Battle Honour GAZA

Event
Wed, 11/07/1917
This Turkish .44 inch Smith & Wesson 'Russian' revolver was taken at the 3rd Battle of Gaza, on 8 November 1917, by Lieutenant Roy Sorge of the 5th Battalion The Royal Irish Fusiliers. On its butt he has scratched his name, and the date and place (Hareira [Sic] Tepe redoubt) of capture.

The Battle Honour GAZA is emblazoned on the King's Colour of The Royal Irish Regiment.

GAZA was granted for actions over the period 26 March-7 November 1917. One such action was the battle for Beersheba on 31 October 1917. The reserve brigade in the 10th (Irish) Division for the initial attacks was 31 Brigade.* As part of the final phase, 31 Brigade had the task of attacking the Turks over the Wadi esh Sheria to cut their defensive line across the Gaza-Beersheba road.
BH GAZA
The Turks held a well-defended stretch of high ground called the Hureira Redoubt.
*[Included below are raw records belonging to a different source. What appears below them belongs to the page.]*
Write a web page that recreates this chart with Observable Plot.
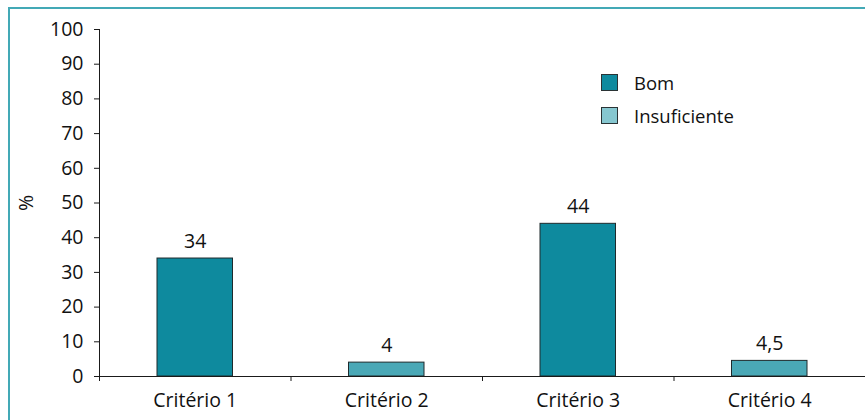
<!DOCTYPE html>
<html>
<head>
<meta charset="utf-8">
<script src="https://cdn.jsdelivr.net/npm/d3@7"></script>
<script src="https://cdn.jsdelivr.net/npm/@observablehq/plot@0.6"></script>
<style>
  html, body { margin: 0; padding: 0; background: #fff; }
  #wrap { position: relative; width: 865px; height: 420px; overflow: hidden; font-family: "Open Sans", sans-serif; }
  #border { position: absolute; left: 8px; top: 7px; right: -4px; bottom: -4px;
            border-top: 2px solid #43a9b6; border-left: 2px solid #43a9b6; pointer-events: none; }
  #chart { position: absolute; left: 0; top: 0; }
  #legend { position: absolute; left: 601px; top: 74px; font-size: 18.5px; color: #111; }
  #legend .item { display: flex; align-items: center; height: 17px; margin-bottom: 16px; }
  #legend .sw { width: 17px; height: 17px; border: 1px solid #2a3335; margin-right: 16px; box-sizing: border-box; }
</style>
</head>
<body>
<div id="wrap">
  <div id="chart"></div>
  <div id="border"></div>
  <div id="legend"></div>
</div>
<script>
// Share of each criterion, by rating
const categories = ["Critério 1", "Critério 2", "Critério 3", "Critério 4"];
const values = [34, 4, 44, 4.5];
const ratings = ["Bom", "Insuficiente", "Bom", "Insuficiente"];
const valueLabels = ["34", "4", "44", "4,5"];
const yTicks = [0, 10, 20, 30, 40, 50, 60, 70, 80, 90, 100];
const yLabel = "%";

const legendNames = ["Bom", "Insuficiente"];
const barColors = ["#0e8a9e", "#4aa8b6"];
const legendColors = ["#0e8a9e", "#86c7d0"];

const data = categories.map((c, i) => ({
  i, category: c, value: values[i], rating: ratings[i], label: valueLabels[i]
}));

const FS = 19.5;

const chart = Plot.plot({
  width: 865,
  height: 420,
  marginLeft: 99,
  marginRight: 0,
  marginTop: 29,
  marginBottom: 44,
  style: { fontFamily: "Open Sans, sans-serif", fontSize: FS + "px", color: "#111", background: "transparent" },
  x: { domain: [0, categories.length] },
  y: { domain: [0, 100] },
  color: { domain: legendNames, range: barColors },
  marks: [
    Plot.rectY(data, {
      x1: d => d.i, x2: d => d.i + 1, y: "value",
      fill: "rating", stroke: "#1e2a2c", strokeWidth: 1,
      insetLeft: 58, insetRight: 58
    }),
    Plot.text(data, {
      x: d => d.i + 0.5, y: "value", text: "label",
      dy: -11, lineAnchor: "bottom", fontSize: FS, fill: "#111"
    }),
    Plot.axisY({
      ticks: yTicks, tickSize: 5, tickPadding: 11, stroke: "#1a1a1a",
      fontSize: FS, fill: "#111", label: null
    }),
    // rotated y-axis title
    Plot.text([yLabel], {
      text: d => d, frameAnchor: "left", textAnchor: "middle", rotate: -90, dx: -73,
      fontSize: FS, fill: "#111"
    }),
    Plot.axisX({
      ticks: d3.range(0, categories.length + 1), tickFormat: () => "",
      tickSize: 5, stroke: "#1a1a1a", label: null
    }),
    Plot.axisX({
      ticks: categories.map((c, i) => i + 0.5),
      tickFormat: (d, i) => categories[i],
      tickSize: 0, tickPadding: 17, fontSize: FS, fill: "#111", label: null
    }),
    Plot.ruleX([0], { stroke: "#1a1a1a" }),
    Plot.ruleY([0], { stroke: "#1a1a1a" })
  ]
});
document.getElementById("chart").append(chart);

const legend = d3.select("#legend");
legendNames.forEach((name, k) => {
  const item = legend.append("div").attr("class", "item");
  item.append("div").attr("class", "sw").style("background", legendColors[k]);
  item.append("span").text(name);
});
</script>
</body>
</html>
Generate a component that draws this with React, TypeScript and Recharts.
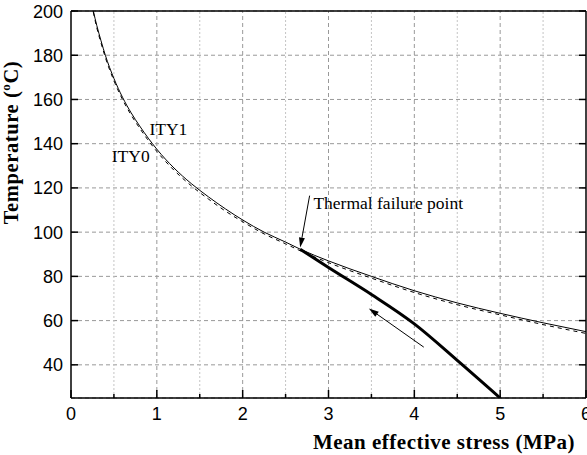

The 2nd Battalion The Royal Irish Fusiliers (2nd Faughs), together with two companies of the 5/6th Faughs, was ordered to capture the redoubt while the 6th Battalion The Royal Inniskilling Fusiliers was given a subsidiary role on the right flank. The attack was hurriedly staged and began at 0700 hours on 7 November. There was insufficient time to prepare artillery support in any detail but, in the absence of the artillery's horses being watered elsewhere, the pack mules of the 5/6th Faughs galloped forward towing a supporting battery of howitzers.

Enemy machine guns caused many casualties among the troops advancing across the open ground, but when the Faughs were within 300 yards of the enemy, the attack faltered. When the Inniskillings on the right and a Faugh company on the left simultaneously outflanked the Turkish position, the Turkish fire slackened. The Faughs rose and charged the hill and overran the Turkish defenders who had not abandoned their positions. The fighting had lasted three hours and the Faughs casualties were 29 killed and 137 wounded.

General Allenby's Egyptian Expeditionary Force broke through the enemy positions at Beersheba and Gaza, and went on to pursue both the retreating Ottoman Seventh and the Eighth Army before capturing Jerusalem on 9 December 1917 and then advancing into Syria.

*
The Brigade’s infantry included:

5th Battalion The Royal Inniskilling Fusiliers
6th Battalion The Royal Inniskilling Fusiliers
2nd Battalion The Royal Irish Fusiliers
5th/6th Battalion The Royal Irish Fusiliers

The 6th Battalion The Royal Irish Rifles were in the 10th (Irish) Division's 29 Brigade.